Some people might consider mucus an icky bodily secretion best left wrapped in a tissue but, to a group of researchers from the University of North Carolina at Chapel Hill, mucus is an endlessly fascinating subject. The team has developed a way to use gold nanoparticles and light to measure the stickiness of the slimy substance that lines our airways. The new method could help doctors to better monitor and treat lung diseases such as cystic fibrosis and chronic obstructive pulmonary disease (COPD).
The research team will present their work at The Optical Society’s (OSA) 98th Annual Meeting, Frontiers in Optics (FiO) 2014, being held on 19-23 October at the JW Marriott Tucson Starr Pass Resort in Tucson, Arizona (US).
According to Amy Oldenburg, a physicist at the University of North Carolina at Chapel Hill whose research focuses on biomedical imaging systems, people who suffer from certain lung diseases have thickened mucus. Healthy adults have hair-like cell appendages called cilia that line the airways and pull mucus out of the lungs and into the throat. But if the mucus is too thick it can become trapped in the lungs, making breathing more difficult and failing to remove the pathogens that can cause chronic infections.
Doctors can prescribe mucus-thinning drugs but have no good way to monitor how the drugs affect the thickness of the mucus in various places inside the body. This is where Oldenburg and her colleagues’ work may help.
This image, captured by the UNC team, shows gold nanorods diffusing into a layer of mucus. The speckles in the top part of the image are due to rapid light intensity fluctuations caused by the gold nanorods as they move through the mucus. The black layer underneath is human lung cells and the lack of green speckle shows that the nanorods have not penetrated the cells. The lines of solid color are the membrane. Credit: Amy Oldenburg, et al/UNC
The researchers placed coated gold nanorods on the surface of mucus samples and then tracked the rods’ diffusion into the mucus by illuminating the samples with laser light and analysing the way the light bounced off the nanoparticles. The slower the nanorods diffused, the thicker the mucus was. The team found this imaging method worked even when the mucus was sliding over a layer of cells, an important finding since mucus inside the human body is usually in motion.
According to Oldenburg, monitoring how well mucus-thinning treatments are working in real-time may enable us to choose better treatments and tailor them to the individual.
It will likely take five to 10 more years before the team’s mucus-measuring method is tested on human patients, Oldenburg said.
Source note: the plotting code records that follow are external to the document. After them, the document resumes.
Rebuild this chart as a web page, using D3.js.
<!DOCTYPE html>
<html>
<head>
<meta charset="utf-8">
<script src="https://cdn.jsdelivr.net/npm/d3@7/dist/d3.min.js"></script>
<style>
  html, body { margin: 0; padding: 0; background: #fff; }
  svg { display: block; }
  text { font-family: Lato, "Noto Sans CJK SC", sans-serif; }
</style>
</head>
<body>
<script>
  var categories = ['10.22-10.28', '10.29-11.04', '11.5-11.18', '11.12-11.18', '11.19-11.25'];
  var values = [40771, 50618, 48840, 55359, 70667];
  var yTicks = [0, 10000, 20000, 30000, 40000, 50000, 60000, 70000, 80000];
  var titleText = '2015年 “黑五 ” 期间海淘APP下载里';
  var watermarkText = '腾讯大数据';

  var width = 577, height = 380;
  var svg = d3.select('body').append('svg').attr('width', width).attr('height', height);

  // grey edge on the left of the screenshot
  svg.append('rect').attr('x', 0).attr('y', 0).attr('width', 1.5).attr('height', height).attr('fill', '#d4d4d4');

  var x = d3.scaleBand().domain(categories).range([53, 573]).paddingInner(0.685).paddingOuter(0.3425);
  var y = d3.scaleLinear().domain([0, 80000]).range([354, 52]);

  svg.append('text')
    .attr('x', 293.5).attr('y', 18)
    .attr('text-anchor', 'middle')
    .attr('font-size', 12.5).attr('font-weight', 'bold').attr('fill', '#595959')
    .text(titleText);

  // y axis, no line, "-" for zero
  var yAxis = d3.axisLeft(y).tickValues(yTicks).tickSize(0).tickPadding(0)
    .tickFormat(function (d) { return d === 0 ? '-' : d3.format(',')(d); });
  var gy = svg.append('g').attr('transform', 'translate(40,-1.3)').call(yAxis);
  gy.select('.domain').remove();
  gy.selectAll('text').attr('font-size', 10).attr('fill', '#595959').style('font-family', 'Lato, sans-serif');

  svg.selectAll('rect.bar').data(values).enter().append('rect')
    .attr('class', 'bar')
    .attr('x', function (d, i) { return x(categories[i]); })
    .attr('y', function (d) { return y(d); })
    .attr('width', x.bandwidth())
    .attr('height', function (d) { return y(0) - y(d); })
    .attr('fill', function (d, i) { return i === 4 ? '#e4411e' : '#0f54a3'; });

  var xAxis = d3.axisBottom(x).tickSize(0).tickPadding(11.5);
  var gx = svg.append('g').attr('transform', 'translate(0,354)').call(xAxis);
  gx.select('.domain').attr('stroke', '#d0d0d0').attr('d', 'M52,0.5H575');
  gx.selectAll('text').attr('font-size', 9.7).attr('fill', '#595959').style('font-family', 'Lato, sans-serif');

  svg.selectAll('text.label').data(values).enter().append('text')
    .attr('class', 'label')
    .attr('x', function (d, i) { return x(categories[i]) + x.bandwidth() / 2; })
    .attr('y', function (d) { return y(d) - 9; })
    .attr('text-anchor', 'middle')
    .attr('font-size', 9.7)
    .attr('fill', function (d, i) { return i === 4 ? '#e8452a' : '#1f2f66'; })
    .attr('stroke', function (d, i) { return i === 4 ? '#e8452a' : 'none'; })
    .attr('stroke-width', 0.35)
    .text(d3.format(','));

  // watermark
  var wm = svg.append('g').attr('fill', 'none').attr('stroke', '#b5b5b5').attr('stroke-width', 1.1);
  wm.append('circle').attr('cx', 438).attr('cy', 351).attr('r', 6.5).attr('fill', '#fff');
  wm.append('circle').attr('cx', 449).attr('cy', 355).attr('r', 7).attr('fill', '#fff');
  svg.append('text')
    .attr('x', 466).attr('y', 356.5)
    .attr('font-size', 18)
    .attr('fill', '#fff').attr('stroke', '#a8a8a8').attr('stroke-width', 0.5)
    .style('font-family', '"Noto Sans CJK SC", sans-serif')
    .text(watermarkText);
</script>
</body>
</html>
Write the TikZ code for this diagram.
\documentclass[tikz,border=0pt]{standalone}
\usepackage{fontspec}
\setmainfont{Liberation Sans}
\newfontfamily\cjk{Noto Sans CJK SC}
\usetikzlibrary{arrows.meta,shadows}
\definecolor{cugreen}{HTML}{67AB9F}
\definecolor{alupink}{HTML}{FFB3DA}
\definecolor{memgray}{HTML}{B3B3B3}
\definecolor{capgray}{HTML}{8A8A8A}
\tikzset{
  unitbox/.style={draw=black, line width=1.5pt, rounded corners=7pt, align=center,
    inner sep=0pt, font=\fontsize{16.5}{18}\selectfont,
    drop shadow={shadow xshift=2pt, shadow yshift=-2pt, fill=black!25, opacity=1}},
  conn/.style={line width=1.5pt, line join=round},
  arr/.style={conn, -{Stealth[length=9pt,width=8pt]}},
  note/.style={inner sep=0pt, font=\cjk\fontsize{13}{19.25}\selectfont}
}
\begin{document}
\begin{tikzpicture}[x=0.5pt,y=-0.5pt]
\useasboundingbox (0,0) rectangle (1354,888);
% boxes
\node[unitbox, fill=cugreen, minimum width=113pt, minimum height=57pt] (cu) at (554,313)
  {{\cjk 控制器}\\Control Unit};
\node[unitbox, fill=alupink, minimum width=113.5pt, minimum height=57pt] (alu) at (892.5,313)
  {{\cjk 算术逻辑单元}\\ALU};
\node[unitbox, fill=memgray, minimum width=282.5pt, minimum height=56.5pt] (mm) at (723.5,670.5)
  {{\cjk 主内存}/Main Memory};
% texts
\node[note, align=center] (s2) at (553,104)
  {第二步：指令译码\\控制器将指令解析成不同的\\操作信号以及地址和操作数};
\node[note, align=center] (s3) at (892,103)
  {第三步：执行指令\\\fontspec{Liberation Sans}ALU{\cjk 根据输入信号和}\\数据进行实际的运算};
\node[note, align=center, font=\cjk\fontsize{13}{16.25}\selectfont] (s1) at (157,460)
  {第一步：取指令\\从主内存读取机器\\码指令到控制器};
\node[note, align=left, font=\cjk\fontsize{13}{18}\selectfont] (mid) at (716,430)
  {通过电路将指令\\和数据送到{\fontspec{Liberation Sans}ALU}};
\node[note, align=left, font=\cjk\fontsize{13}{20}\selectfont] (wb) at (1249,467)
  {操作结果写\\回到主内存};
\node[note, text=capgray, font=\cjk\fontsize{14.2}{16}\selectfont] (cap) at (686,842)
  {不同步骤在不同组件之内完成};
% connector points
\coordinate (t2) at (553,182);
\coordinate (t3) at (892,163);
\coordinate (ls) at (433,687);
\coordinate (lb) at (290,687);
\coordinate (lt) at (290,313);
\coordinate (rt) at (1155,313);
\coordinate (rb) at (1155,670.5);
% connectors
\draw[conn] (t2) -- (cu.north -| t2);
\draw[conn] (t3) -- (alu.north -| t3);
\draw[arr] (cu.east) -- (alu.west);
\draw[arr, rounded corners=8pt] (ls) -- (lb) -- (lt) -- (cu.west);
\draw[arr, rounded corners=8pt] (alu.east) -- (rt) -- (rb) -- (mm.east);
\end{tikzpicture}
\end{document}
Gold is non-toxic but for safety reasons the researchers would want to ensure that the gold nanorods would eventually be cleared from a patient’s system.
According to Nozomi Nishimura, of Cornell University and one of the FiO subcommittee chairs, this is an example of interdisciplinary work in which optical scientists can meet a specific need in the clinic. As these types of optical technologies continue to make their way into medical practice, both patient care and the market for the technology will improve.
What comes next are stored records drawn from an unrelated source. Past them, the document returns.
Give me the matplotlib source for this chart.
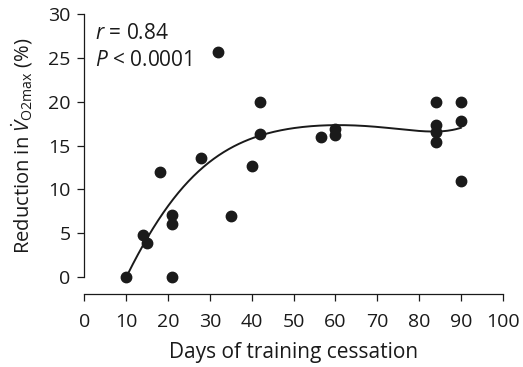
import matplotlib.pyplot as plt
import numpy as np

plt.rcParams['font.family'] = ['Open Sans', 'DejaVu Sans']
plt.rcParams['mathtext.fontset'] = 'custom'
plt.rcParams['mathtext.rm'] = 'Open Sans'
plt.rcParams['mathtext.it'] = 'Open Sans:italic'

ink = '#1a1a1a'

# data points
days = [10, 14, 15, 18, 21, 21, 21, 28, 32, 35, 40, 42, 42, 56.5, 60, 60,
        84, 84, 84, 84, 90, 90, 90]
reduction = [0, 4.8, 3.8, 12, 7.1, 6.0, 0, 13.6, 25.7, 6.9, 12.7, 20, 16.3, 16.0, 16.9, 16.2,
             20, 17.3, 16.6, 15.4, 20, 17.8, 11.0]

# fitted curve, read at a few positions
curve_x = [10, 15, 21, 28, 35, 40, 42, 48, 55, 63, 68, 73, 78, 83, 90]
curve_y = [0, 4.2, 8.8, 12.6, 14.5, 15.6, 16.2, 17.0, 17.25, 17.3, 17.25, 16.9, 16.7, 16.7, 17.0]

xticks = list(range(0, 101, 10))
yticks = list(range(0, 31, 5))

fig = plt.figure(figsize=(5.23, 3.67), dpi=100)
ax = fig.add_axes([0.1612, 0.246, 0.8, 0.715])

# smooth the curve through the read positions
coef = np.polyfit(curve_x, curve_y, 6)
xs = np.linspace(10, 90, 200)
ax.plot(xs, np.polyval(coef, xs), color=ink, lw=1.4)

ax.plot(days, reduction, 'o', color=ink, ms=7.5, clip_on=False, zorder=3)

ax.set_xlim(0, 100)
ax.set_ylim(0, 30)
ax.set_xticks(xticks)
ax.set_yticks(yticks)

ax.spines['right'].set_visible(False)
ax.spines['top'].set_visible(False)
ax.spines['bottom'].set_position(('outward', 12.5))
for s in ['left', 'bottom']:
    ax.spines[s].set_color(ink)
    ax.spines[s].set_linewidth(0.9)
ax.tick_params(colors=ink, width=0.9, length=5, labelsize=14)
ax.tick_params(axis='x', pad=8.5)
ax.tick_params(axis='y', pad=5)

ax.set_xlabel('Days of training cessation', fontsize=15, color=ink, labelpad=8)
ax.set_ylabel(r'Reduction in $\dot{\mathit{V}}_{\mathrm{O2max}}$ (%)', fontsize=14.5, color=ink, labelpad=9)

ax.text(0.025, 0.965, r'$\mathit{r}$ = 0.84', transform=ax.transAxes, fontsize=15, color=ink, va='top')
ax.text(0.025, 0.865, r'$\mathit{P}$ < 0.0001', transform=ax.transAxes, fontsize=15, color=ink, va='top')

fig.savefig('out.png', dpi=100)
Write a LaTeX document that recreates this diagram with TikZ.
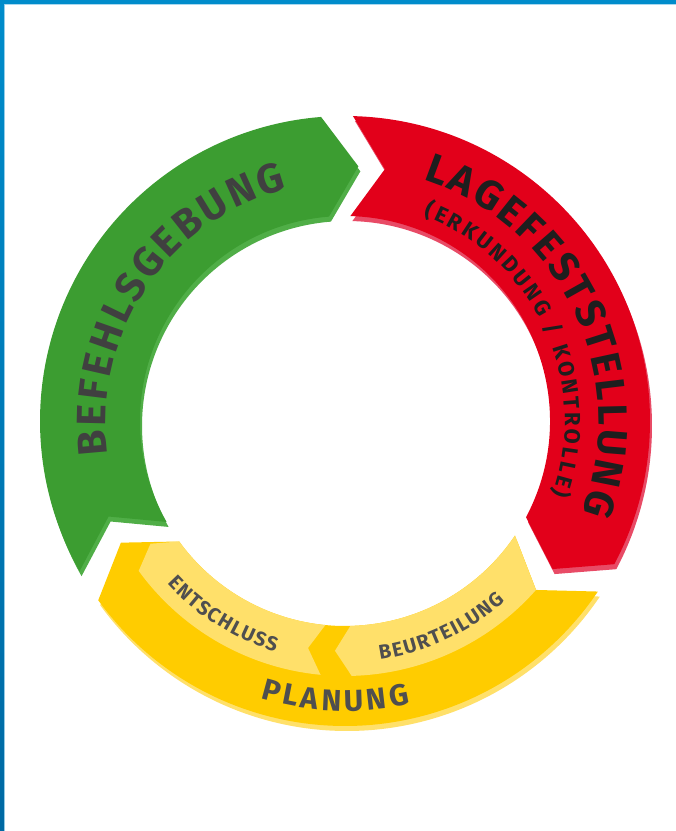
\documentclass[tikz,border=0pt]{standalone}
\usepackage{fontspec}
\setmainfont{Fira Sans}
\usetikzlibrary{decorations.text}
\definecolor{grn}{HTML}{3C9D31}
\definecolor{grnl}{HTML}{50AE47}
\definecolor{rd}{HTML}{E2001A}
\definecolor{rdl}{HTML}{E84B66}
\definecolor{yl}{HTML}{FFCC00}
\definecolor{yll}{HTML}{FFE06A}
\definecolor{txtd}{HTML}{404040}
\definecolor{txtr}{HTML}{1E1E1E}
\definecolor{txty}{HTML}{4F4F4F}
\definecolor{bluebar}{HTML}{008CCB}
\definecolor{bluebard}{HTML}{0069A3}
\definecolor{bluelt}{HTML}{A9D8EF}
% chevron ring segment: #1 tail angle, #2 head angle, #3 depth, #4 inner r, #5 mid r, #6 outer r
\newcommand{\chevseg}[6]{(#1:#6pt) arc[start angle=#1,end angle=#2,radius=#6pt] -- ({#2-#3}:#5pt) -- (#2:#4pt) arc[start angle=#2,end angle=#1,radius=#4pt] -- ({#1-#3}:#5pt) -- cycle}
\tikzset{
  shadowshift/.style={shift={(2pt,-5pt)}},
  bigtext/.style={decorate,decoration={text along path,text align={fit to path},text color=#1}},
}
\begin{document}
\begin{tikzpicture}[x=1pt,y=1pt]
\useasboundingbox (0,0) rectangle (676,831);
\fill[white] (0,0) rectangle (676,831);
% blue frame
\fill[bluelt] (0,826) rectangle (676,827);
\fill[bluelt] (4,0) rectangle (5,827);
\fill[bluebar] (0,827) rectangle (676,831);
\shade[top color=bluebar,bottom color=bluebard] (0,0) rectangle (4,831);
\begin{scope}[shift={(345,410)}]
  % shadows
  \begin{scope}[shadowshift]
    \fill[grnl] \chevseg{209.5}{94.5}{7.5}{205}{255}{305};
    \fill[rdl] \chevseg{88.5}{-28}{7.5}{205}{255}{305};
    \fill[yll] \chevseg{-34}{-144}{7.5}{205}{255}{305};
  \end{scope}
  % main segments
  \fill[grn] \chevseg{209.5}{94.5}{7.5}{205}{255}{305};
  \fill[rd] \chevseg{88.5}{-28}{7.5}{205}{255}{305};
  \fill[yl] \chevseg{-34}{-144}{7.5}{205}{255}{305};
  % inner light band of yellow
  \fill[yll] (-41.5:255pt) arc[start angle=-41.5,end angle=-88.5,radius=255pt] -- (-92.5:230pt) -- (-88.5:205pt) arc[start angle=-88.5,end angle=-34,radius=205pt] -- cycle;
  \fill[yll] \chevseg{-95.5}{-144}{3.75}{205}{230}{255};
  % texts
  \path[bigtext=txtd,decoration={text={|\fontsize{41}{41}\selectfont\bfseries|BEFEHLSGEBUNG}}]
    (188:239pt) arc[start angle=188,end angle=104,radius=239pt];
  \path[bigtext=txtr,decoration={text={|\fontsize{41}{41}\selectfont\bfseries|LAGEFESTSTELLUNG}}]
    (72:254pt) arc[start angle=72,end angle=-21,radius=254pt];
  \path[bigtext=txtr,decoration={text={|\fontsize{22}{22}\selectfont\bfseries|(ERKUNDUNG / KONTROLLE)}}]
    (69:220pt) arc[start angle=69,end angle=-19.5,radius=220pt];
  \path[bigtext=txty,decoration={text={|\fontsize{30}{30}\selectfont\bfseries|PLANUNG}}]
    (-107:290pt) arc[start angle=-107,end angle=-77,radius=290pt];
  \path[bigtext=txty,decoration={text={|\fontsize{20}{20}\selectfont\bfseries|ENTSCHLUSS}}]
    (222.5:241pt) arc[start angle=222.5,end angle=253.2,radius=241pt];
  \path[bigtext=txty,decoration={text={|\fontsize{20}{20}\selectfont\bfseries|BEURTEILUNG}}]
    (-81.6:241pt) arc[start angle=-81.6,end angle=-48.3,radius=241pt];
\end{scope}
\end{tikzpicture}
\end{document}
The team is also working on several lines of ongoing study that will someday help to bring their monitoring device to the clinic. They are developing delivery methods for the gold nanorods, studying how their imaging system might be adapted to enter a patient’s airways and further investigating how mucus flow properties differ throughout the body.
Presentation FTu5F.2, “Imaging Gold Nanorod Diffusion in Mucus Using Polarization Sensitive OCT,” takes place Tuesday, 21 October at 4:15 p.m. Mountain Standard Time (MST) in the Tucson Ballroom, Salon A at the JW Marriott Tucson Starr Pass Resort.